In the planned second round, the IECC needs to have a far clearer and more transparent mechanism to address complaints which also enables people to understand its decision-making. There should be more time to discuss complaints in detail, with special attention given to the need to provide eligible, watertight evidence. In addition, there should be an IEC representative in every session who can directly answer the concerns of candidates’ representatives and release the IECC from a situation where it is forced to defend the IEC’s decisions. It is clear that, especially if second round voting is close, the IECC will need procedures which work, which are trustworthy and which, as far as possible, are transparent enough that candidates do not suspect – or cannot claim – behind-the-scenes manipulation of the vote.

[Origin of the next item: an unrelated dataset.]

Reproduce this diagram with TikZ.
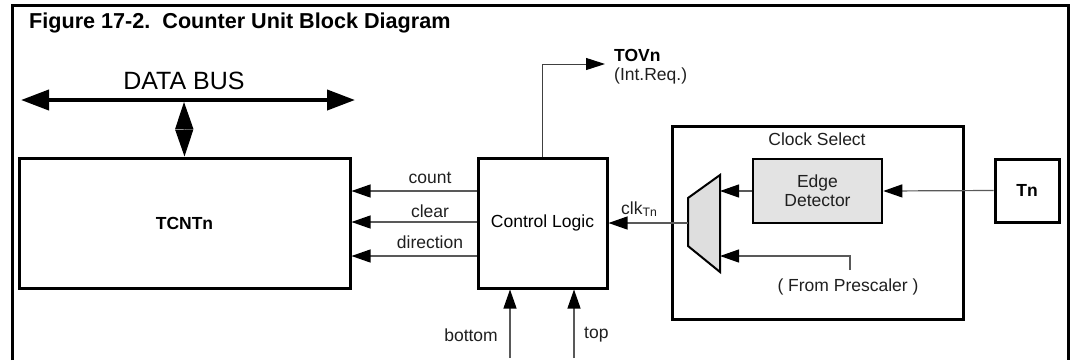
\documentclass[tikz,border=0pt]{standalone}
\usepackage{fontspec}
\setmainfont{Liberation Sans}
\usetikzlibrary{arrows.meta}
\tikzset{
  lbl/.style={font=\fontsize{17.5}{20}\selectfont, text=black!88, inner sep=0pt},
  blbl/.style={font=\fontsize{17.5}{20}\selectfont\bfseries, inner sep=0pt},
  blk/.style={draw, line width=3pt, inner sep=0pt, font=\fontsize{17.5}{20}\selectfont, align=center},
  sig/.style={draw=black!65, line width=1.2pt, -{Triangle[length=19pt,width=13pt,color=black]}},
}
\begin{document}
\begin{tikzpicture}[x=1pt,y=-1pt]
\useasboundingbox (0,0) rectangle (1073,360);
% outer frame
\draw[line width=3pt] (12,360) -- (12,5) -- (1068,5) -- (1068,360);
% title
\node[anchor=west, inner sep=0pt, font=\fontsize{21.6}{25}\selectfont\bfseries] (title) at (29,23) {Figure 17-2.\ \ Counter Unit Block Diagram};
% data bus
\coordinate (busL) at (21,100);
\coordinate (busR) at (355,100);
\coordinate (busM) at (184,100);
\draw[line width=4pt, {Triangle[length=28pt,width=20pt]}-{Triangle[length=28pt,width=20pt]}] (busL) -- (busR);
\node[inner sep=0pt, font=\fontsize{25}{28}\selectfont] (dbus) at (184,81) {DATA BUS};
% blocks
\node[blk, minimum width=331pt, minimum height=130pt, font=\fontsize{17.5}{20}\selectfont\bfseries] (tcnt) at (184.5,223) {TCNTn};
\node[blk, minimum width=129pt, minimum height=130pt] (ctl) at (542.5,223) {Control Logic};
\node[blk, minimum width=291pt, minimum height=193pt] (csel) at (817.5,222.5) {};
\node[lbl] (cseltxt) at (817,139) {Clock Select};
\node[blk, line width=2.6pt, fill=black!11, minimum width=129pt, minimum height=64pt, text=black!88] (ed) at (817.5,191) {Edge\\[-1pt]Detector};
\node[blk, minimum width=64pt, minimum height=63pt, font=\fontsize{17.5}{20}\selectfont\bfseries] (tn) at (1027,190.5) {Tn};
% mux
\coordinate (mA) at (688,198);
\coordinate (mB) at (720,175);
\coordinate (mC) at (720,272);
\coordinate (mD) at (688,246);
\draw[line width=2pt, fill=black!13] (mA) -- (mB) -- (mC) -- (mD) -- cycle;
\coordinate (muxOut) at (688,223);
\coordinate (muxIn1) at (720,191);
\coordinate (muxIn2) at (720,256);
% vertical bus connection
\draw[draw=black!55, line width=1.2pt, {Triangle[length=27pt,width=18pt,color=black]}-{Triangle[length=27pt,width=18pt,color=black]}] ([yshift=-2pt]busM) -- (tcnt.north);
% control -> tcnt
\coordinate (yc) at (0,191);
\coordinate (yl) at (0,222);
\coordinate (yd) at (0,256);
\draw[sig] (ctl.west |- yc) -- (tcnt.east |- yc);
\draw[sig] (ctl.west |- yl) -- (tcnt.east |- yl);
\draw[sig] (ctl.west |- yd) -- (tcnt.east |- yd);
\node[lbl] (lcount) at (430,178) {count};
\node[lbl] (lclear) at (430,211) {clear};
\node[lbl] (ldir) at (430,242) {direction};
% TOVn
\coordinate (tovc) at (542.5,64);
\coordinate (tovE) at (605,64);
\draw[draw=black!75, line width=1pt, -{Triangle[length=19pt,width=12pt,color=black]}] (ctl.north) -- (tovc) -- (tovE);
\node[blbl, anchor=west] (tov) at (614,55) {TOVn};
\node[lbl, anchor=west] (intreq) at (614,76) {(Int.Req.)};
% clock path
\draw[sig] (tn.west) -- (ed.east);
\draw[sig] (ed.west) -- (muxIn1);
\coordinate (presc) at (850,270);
\draw[sig] (presc) -- (850,256) -- (muxIn2);
\node[lbl] (lpresc) at (848,287) {( From Prescaler )};
\draw[sig] (muxOut) -- (ctl.east);
\node[lbl, anchor=west] (lclk) at (621,209) {clk\textsubscript{Tn}};
% bottom / top
\coordinate (bot) at (510,358);
\coordinate (topc) at (574,358);
\draw[sig] (bot) -- (ctl.south -| bot);
\draw[sig] (topc) -- (ctl.south -| topc);
\node[lbl, anchor=east] (lbot) at (498,335) {bottom};
\node[lbl, anchor=west] (ltop) at (584,335) {top};
\end{tikzpicture}
\end{document}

(1) According to the Law on Duties and Responsibilities of the IEC and IECC, all complaints, minor or major, ultimately need to be dealt with. IECC office, spokesman, Nader Mohseni told reporters that the Category B and C complaints would be addressed later and that, even after the final results were announced, investigations into complaints could still be launched, for example, in cases concerning the misconduct of policemen or IEC staff.